— Begin Supplied material —

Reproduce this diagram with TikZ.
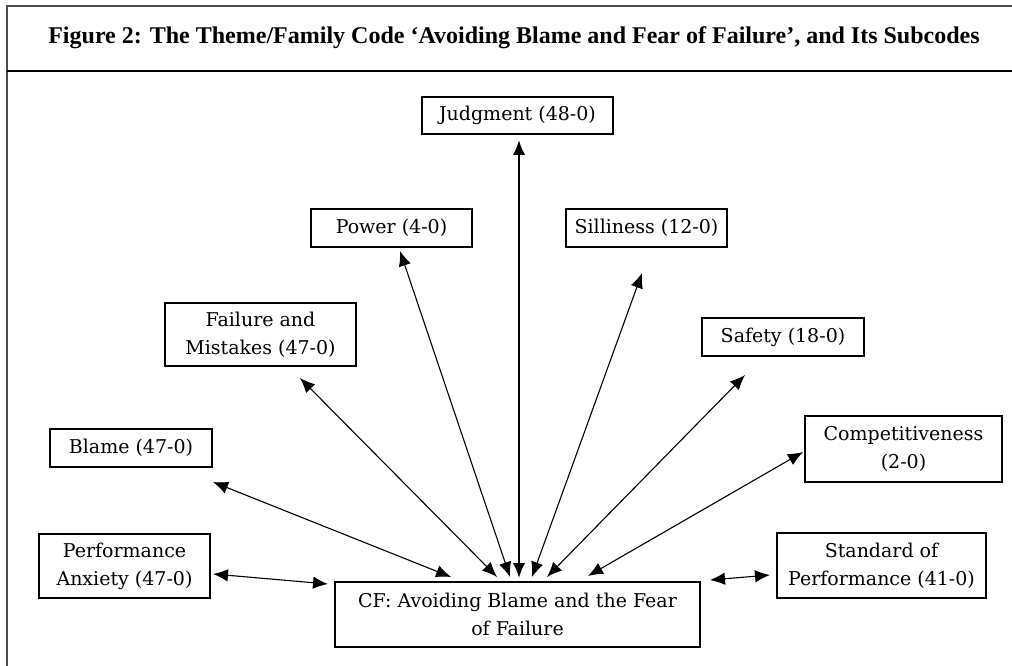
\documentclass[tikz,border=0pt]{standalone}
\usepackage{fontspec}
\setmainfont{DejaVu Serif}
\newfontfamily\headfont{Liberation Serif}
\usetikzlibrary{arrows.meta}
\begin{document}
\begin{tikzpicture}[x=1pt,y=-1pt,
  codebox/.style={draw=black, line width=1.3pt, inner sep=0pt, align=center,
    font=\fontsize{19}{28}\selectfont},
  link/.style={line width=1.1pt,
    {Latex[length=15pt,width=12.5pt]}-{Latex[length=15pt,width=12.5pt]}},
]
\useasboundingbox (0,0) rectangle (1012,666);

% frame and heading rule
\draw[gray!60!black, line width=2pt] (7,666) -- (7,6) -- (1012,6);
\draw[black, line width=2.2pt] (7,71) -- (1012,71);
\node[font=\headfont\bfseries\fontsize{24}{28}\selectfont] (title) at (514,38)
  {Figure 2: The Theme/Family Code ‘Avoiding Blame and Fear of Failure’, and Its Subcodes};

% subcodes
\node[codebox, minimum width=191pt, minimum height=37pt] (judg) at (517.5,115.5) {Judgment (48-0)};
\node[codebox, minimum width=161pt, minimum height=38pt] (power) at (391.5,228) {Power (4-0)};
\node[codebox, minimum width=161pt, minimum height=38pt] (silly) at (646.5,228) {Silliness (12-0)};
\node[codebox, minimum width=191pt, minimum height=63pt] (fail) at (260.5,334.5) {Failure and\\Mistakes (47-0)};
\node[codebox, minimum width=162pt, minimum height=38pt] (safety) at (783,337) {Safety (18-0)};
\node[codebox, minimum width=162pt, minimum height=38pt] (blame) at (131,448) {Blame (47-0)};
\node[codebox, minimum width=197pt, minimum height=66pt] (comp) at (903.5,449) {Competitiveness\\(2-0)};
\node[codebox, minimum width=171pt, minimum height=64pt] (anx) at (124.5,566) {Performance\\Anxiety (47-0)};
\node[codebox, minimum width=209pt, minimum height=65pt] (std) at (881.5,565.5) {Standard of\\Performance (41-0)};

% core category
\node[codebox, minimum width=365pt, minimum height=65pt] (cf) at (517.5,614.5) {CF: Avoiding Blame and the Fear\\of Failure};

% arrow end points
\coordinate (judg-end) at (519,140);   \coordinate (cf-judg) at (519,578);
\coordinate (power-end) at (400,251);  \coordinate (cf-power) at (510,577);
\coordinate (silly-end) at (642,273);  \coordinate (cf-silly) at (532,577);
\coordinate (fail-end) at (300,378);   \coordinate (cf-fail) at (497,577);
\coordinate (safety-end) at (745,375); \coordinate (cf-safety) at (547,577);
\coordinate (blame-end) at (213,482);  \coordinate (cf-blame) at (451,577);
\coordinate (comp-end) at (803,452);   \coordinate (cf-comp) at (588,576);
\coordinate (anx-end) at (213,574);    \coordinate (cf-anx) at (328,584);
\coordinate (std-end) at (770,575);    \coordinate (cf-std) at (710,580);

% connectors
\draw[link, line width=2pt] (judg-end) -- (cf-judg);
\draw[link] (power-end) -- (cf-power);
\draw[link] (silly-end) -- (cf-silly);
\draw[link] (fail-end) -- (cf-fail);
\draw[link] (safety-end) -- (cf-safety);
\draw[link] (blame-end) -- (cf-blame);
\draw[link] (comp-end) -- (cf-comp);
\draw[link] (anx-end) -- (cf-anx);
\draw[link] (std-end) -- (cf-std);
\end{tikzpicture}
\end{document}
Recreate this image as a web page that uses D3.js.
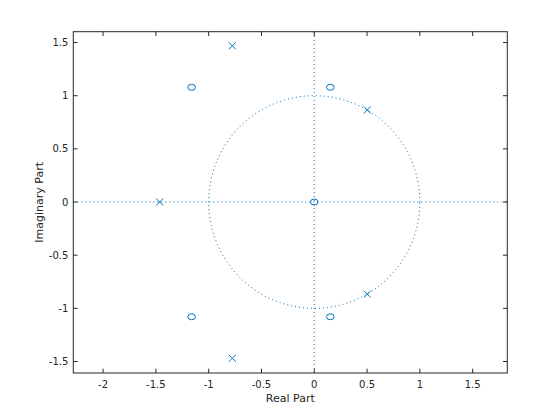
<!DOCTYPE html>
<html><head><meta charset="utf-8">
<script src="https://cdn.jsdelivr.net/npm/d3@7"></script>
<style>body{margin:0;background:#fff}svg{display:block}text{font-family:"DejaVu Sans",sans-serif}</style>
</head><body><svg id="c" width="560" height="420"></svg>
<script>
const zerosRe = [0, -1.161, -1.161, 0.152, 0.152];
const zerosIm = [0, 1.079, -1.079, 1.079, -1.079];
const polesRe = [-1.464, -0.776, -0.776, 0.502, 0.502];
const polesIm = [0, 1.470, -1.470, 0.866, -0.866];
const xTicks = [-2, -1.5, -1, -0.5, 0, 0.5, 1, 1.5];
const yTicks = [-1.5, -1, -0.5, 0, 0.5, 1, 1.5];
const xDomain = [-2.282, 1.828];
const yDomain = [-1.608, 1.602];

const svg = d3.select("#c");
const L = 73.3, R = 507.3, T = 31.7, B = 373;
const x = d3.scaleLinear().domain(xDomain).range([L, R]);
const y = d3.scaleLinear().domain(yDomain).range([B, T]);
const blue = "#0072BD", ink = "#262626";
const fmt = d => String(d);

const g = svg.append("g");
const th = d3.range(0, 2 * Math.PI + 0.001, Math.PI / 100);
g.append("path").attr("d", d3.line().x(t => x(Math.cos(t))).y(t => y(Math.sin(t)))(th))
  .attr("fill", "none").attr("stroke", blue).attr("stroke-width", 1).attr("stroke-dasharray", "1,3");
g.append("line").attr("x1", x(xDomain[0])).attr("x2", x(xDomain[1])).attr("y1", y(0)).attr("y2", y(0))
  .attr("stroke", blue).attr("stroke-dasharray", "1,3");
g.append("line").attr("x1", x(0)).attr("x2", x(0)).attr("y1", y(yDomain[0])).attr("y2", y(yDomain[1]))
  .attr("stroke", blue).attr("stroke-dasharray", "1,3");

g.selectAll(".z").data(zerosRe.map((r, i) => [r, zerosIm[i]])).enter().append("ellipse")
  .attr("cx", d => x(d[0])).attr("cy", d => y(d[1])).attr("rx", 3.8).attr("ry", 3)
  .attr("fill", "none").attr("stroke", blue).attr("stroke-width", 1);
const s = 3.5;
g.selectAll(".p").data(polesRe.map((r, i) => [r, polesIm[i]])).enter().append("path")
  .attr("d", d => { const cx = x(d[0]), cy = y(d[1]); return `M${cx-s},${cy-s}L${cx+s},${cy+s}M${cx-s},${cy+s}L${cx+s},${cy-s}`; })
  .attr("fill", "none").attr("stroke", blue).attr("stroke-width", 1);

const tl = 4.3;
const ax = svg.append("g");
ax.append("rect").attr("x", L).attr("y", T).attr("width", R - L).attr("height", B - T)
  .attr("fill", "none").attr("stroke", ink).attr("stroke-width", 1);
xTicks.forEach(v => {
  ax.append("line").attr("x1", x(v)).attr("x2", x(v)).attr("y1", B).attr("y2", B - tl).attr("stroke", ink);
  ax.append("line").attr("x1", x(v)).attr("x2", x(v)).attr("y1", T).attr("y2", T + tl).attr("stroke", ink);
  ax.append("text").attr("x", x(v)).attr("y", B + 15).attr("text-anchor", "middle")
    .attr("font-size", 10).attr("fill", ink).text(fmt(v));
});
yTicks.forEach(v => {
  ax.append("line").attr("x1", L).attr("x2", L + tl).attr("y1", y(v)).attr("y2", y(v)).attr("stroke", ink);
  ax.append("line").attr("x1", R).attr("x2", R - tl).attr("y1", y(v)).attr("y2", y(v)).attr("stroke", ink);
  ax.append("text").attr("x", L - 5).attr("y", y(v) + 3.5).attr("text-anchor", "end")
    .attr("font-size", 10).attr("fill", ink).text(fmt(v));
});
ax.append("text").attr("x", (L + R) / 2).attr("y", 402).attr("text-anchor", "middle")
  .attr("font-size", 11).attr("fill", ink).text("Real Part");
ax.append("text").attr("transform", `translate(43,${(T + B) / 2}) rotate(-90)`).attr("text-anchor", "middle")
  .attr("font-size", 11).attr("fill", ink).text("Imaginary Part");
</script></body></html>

— End Supplied material —

**Task instructions:**
Every record must be copied exactly, with the pictures left out.

**Exercise output:**
Reproduce this diagram with TikZ.
\documentclass[tikz,border=0pt]{standalone}
\usepackage{fontspec}
\setmainfont{DejaVu Serif}
\newfontfamily\headfont{Liberation Serif}
\usetikzlibrary{arrows.meta}
\begin{document}
\begin{tikzpicture}[x=1pt,y=-1pt,
  codebox/.style={draw=black, line width=1.3pt, inner sep=0pt, align=center,
    font=\fontsize{19}{28}\selectfont},
  link/.style={line width=1.1pt,
    {Latex[length=15pt,width=12.5pt]}-{Latex[length=15pt,width=12.5pt]}},
]
\useasboundingbox (0,0) rectangle (1012,666);

% frame and heading rule
\draw[gray!60!black, line width=2pt] (7,666) -- (7,6) -- (1012,6);
\draw[black, line width=2.2pt] (7,71) -- (1012,71);
\node[font=\headfont\bfseries\fontsize{24}{28}\selectfont] (title) at (514,38)
  {Figure 2: The Theme/Family Code ‘Avoiding Blame and Fear of Failure’, and Its Subcodes};

% subcodes
\node[codebox, minimum width=191pt, minimum height=37pt] (judg) at (517.5,115.5) {Judgment (48-0)};
\node[codebox, minimum width=161pt, minimum height=38pt] (power) at (391.5,228) {Power (4-0)};
\node[codebox, minimum width=161pt, minimum height=38pt] (silly) at (646.5,228) {Silliness (12-0)};
\node[codebox, minimum width=191pt, minimum height=63pt] (fail) at (260.5,334.5) {Failure and\\Mistakes (47-0)};
\node[codebox, minimum width=162pt, minimum height=38pt] (safety) at (783,337) {Safety (18-0)};
\node[codebox, minimum width=162pt, minimum height=38pt] (blame) at (131,448) {Blame (47-0)};
\node[codebox, minimum width=197pt, minimum height=66pt] (comp) at (903.5,449) {Competitiveness\\(2-0)};
\node[codebox, minimum width=171pt, minimum height=64pt] (anx) at (124.5,566) {Performance\\Anxiety (47-0)};
\node[codebox, minimum width=209pt, minimum height=65pt] (std) at (881.5,565.5) {Standard of\\Performance (41-0)};

% core category
\node[codebox, minimum width=365pt, minimum height=65pt] (cf) at (517.5,614.5) {CF: Avoiding Blame and the Fear\\of Failure};

% arrow end points
\coordinate (judg-end) at (519,140);   \coordinate (cf-judg) at (519,578);
\coordinate (power-end) at (400,251);  \coordinate (cf-power) at (510,577);
\coordinate (silly-end) at (642,273);  \coordinate (cf-silly) at (532,577);
\coordinate (fail-end) at (300,378);   \coordinate (cf-fail) at (497,577);
\coordinate (safety-end) at (745,375); \coordinate (cf-safety) at (547,577);
\coordinate (blame-end) at (213,482);  \coordinate (cf-blame) at (451,577);
\coordinate (comp-end) at (803,452);   \coordinate (cf-comp) at (588,576);
\coordinate (anx-end) at (213,574);    \coordinate (cf-anx) at (328,584);
\coordinate (std-end) at (770,575);    \coordinate (cf-std) at (710,580);

% connectors
\draw[link, line width=2pt] (judg-end) -- (cf-judg);
\draw[link] (power-end) -- (cf-power);
\draw[link] (silly-end) -- (cf-silly);
\draw[link] (fail-end) -- (cf-fail);
\draw[link] (safety-end) -- (cf-safety);
\draw[link] (blame-end) -- (cf-blame);
\draw[link] (comp-end) -- (cf-comp);
\draw[link] (anx-end) -- (cf-anx);
\draw[link] (std-end) -- (cf-std);
\end{tikzpicture}
\end{document}
Recreate this image as a web page that uses D3.js.
<!DOCTYPE html>
<html><head><meta charset="utf-8">
<script src="https://cdn.jsdelivr.net/npm/d3@7"></script>
<style>body{margin:0;background:#fff}svg{display:block}text{font-family:"DejaVu Sans",sans-serif}</style>
</head><body><svg id="c" width="560" height="420"></svg>
<script>
const zerosRe = [0, -1.161, -1.161, 0.152, 0.152];
const zerosIm = [0, 1.079, -1.079, 1.079, -1.079];
const polesRe = [-1.464, -0.776, -0.776, 0.502, 0.502];
const polesIm = [0, 1.470, -1.470, 0.866, -0.866];
const xTicks = [-2, -1.5, -1, -0.5, 0, 0.5, 1, 1.5];
const yTicks = [-1.5, -1, -0.5, 0, 0.5, 1, 1.5];
const xDomain = [-2.282, 1.828];
const yDomain = [-1.608, 1.602];

const svg = d3.select("#c");
const L = 73.3, R = 507.3, T = 31.7, B = 373;
const x = d3.scaleLinear().domain(xDomain).range([L, R]);
const y = d3.scaleLinear().domain(yDomain).range([B, T]);
const blue = "#0072BD", ink = "#262626";
const fmt = d => String(d);

const g = svg.append("g");
const th = d3.range(0, 2 * Math.PI + 0.001, Math.PI / 100);
g.append("path").attr("d", d3.line().x(t => x(Math.cos(t))).y(t => y(Math.sin(t)))(th))
  .attr("fill", "none").attr("stroke", blue).attr("stroke-width", 1).attr("stroke-dasharray", "1,3");
g.append("line").attr("x1", x(xDomain[0])).attr("x2", x(xDomain[1])).attr("y1", y(0)).attr("y2", y(0))
  .attr("stroke", blue).attr("stroke-dasharray", "1,3");
g.append("line").attr("x1", x(0)).attr("x2", x(0)).attr("y1", y(yDomain[0])).attr("y2", y(yDomain[1]))
  .attr("stroke", blue).attr("stroke-dasharray", "1,3");

g.selectAll(".z").data(zerosRe.map((r, i) => [r, zerosIm[i]])).enter().append("ellipse")
  .attr("cx", d => x(d[0])).attr("cy", d => y(d[1])).attr("rx", 3.8).attr("ry", 3)
  .attr("fill", "none").attr("stroke", blue).attr("stroke-width", 1);
const s = 3.5;
g.selectAll(".p").data(polesRe.map((r, i) => [r, polesIm[i]])).enter().append("path")
  .attr("d", d => { const cx = x(d[0]), cy = y(d[1]); return `M${cx-s},${cy-s}L${cx+s},${cy+s}M${cx-s},${cy+s}L${cx+s},${cy-s}`; })
  .attr("fill", "none").attr("stroke", blue).attr("stroke-width", 1);

const tl = 4.3;
const ax = svg.append("g");
ax.append("rect").attr("x", L).attr("y", T).attr("width", R - L).attr("height", B - T)
  .attr("fill", "none").attr("stroke", ink).attr("stroke-width", 1);
xTicks.forEach(v => {
  ax.append("line").attr("x1", x(v)).attr("x2", x(v)).attr("y1", B).attr("y2", B - tl).attr("stroke", ink);
  ax.append("line").attr("x1", x(v)).attr("x2", x(v)).attr("y1", T).attr("y2", T + tl).attr("stroke", ink);
  ax.append("text").attr("x", x(v)).attr("y", B + 15).attr("text-anchor", "middle")
    .attr("font-size", 10).attr("fill", ink).text(fmt(v));
});
yTicks.forEach(v => {
  ax.append("line").attr("x1", L).attr("x2", L + tl).attr("y1", y(v)).attr("y2", y(v)).attr("stroke", ink);
  ax.append("line").attr("x1", R).attr("x2", R - tl).attr("y1", y(v)).attr("y2", y(v)).attr("stroke", ink);
  ax.append("text").attr("x", L - 5).attr("y", y(v) + 3.5).attr("text-anchor", "end")
    .attr("font-size", 10).attr("fill", ink).text(fmt(v));
});
ax.append("text").attr("x", (L + R) / 2).attr("y", 402).attr("text-anchor", "middle")
  .attr("font-size", 11).attr("fill", ink).text("Real Part");
ax.append("text").attr("transform", `translate(43,${(T + B) / 2}) rotate(-90)`).attr("text-anchor", "middle")
  .attr("font-size", 11).attr("fill", ink).text("Imaginary Part");
</script></body></html>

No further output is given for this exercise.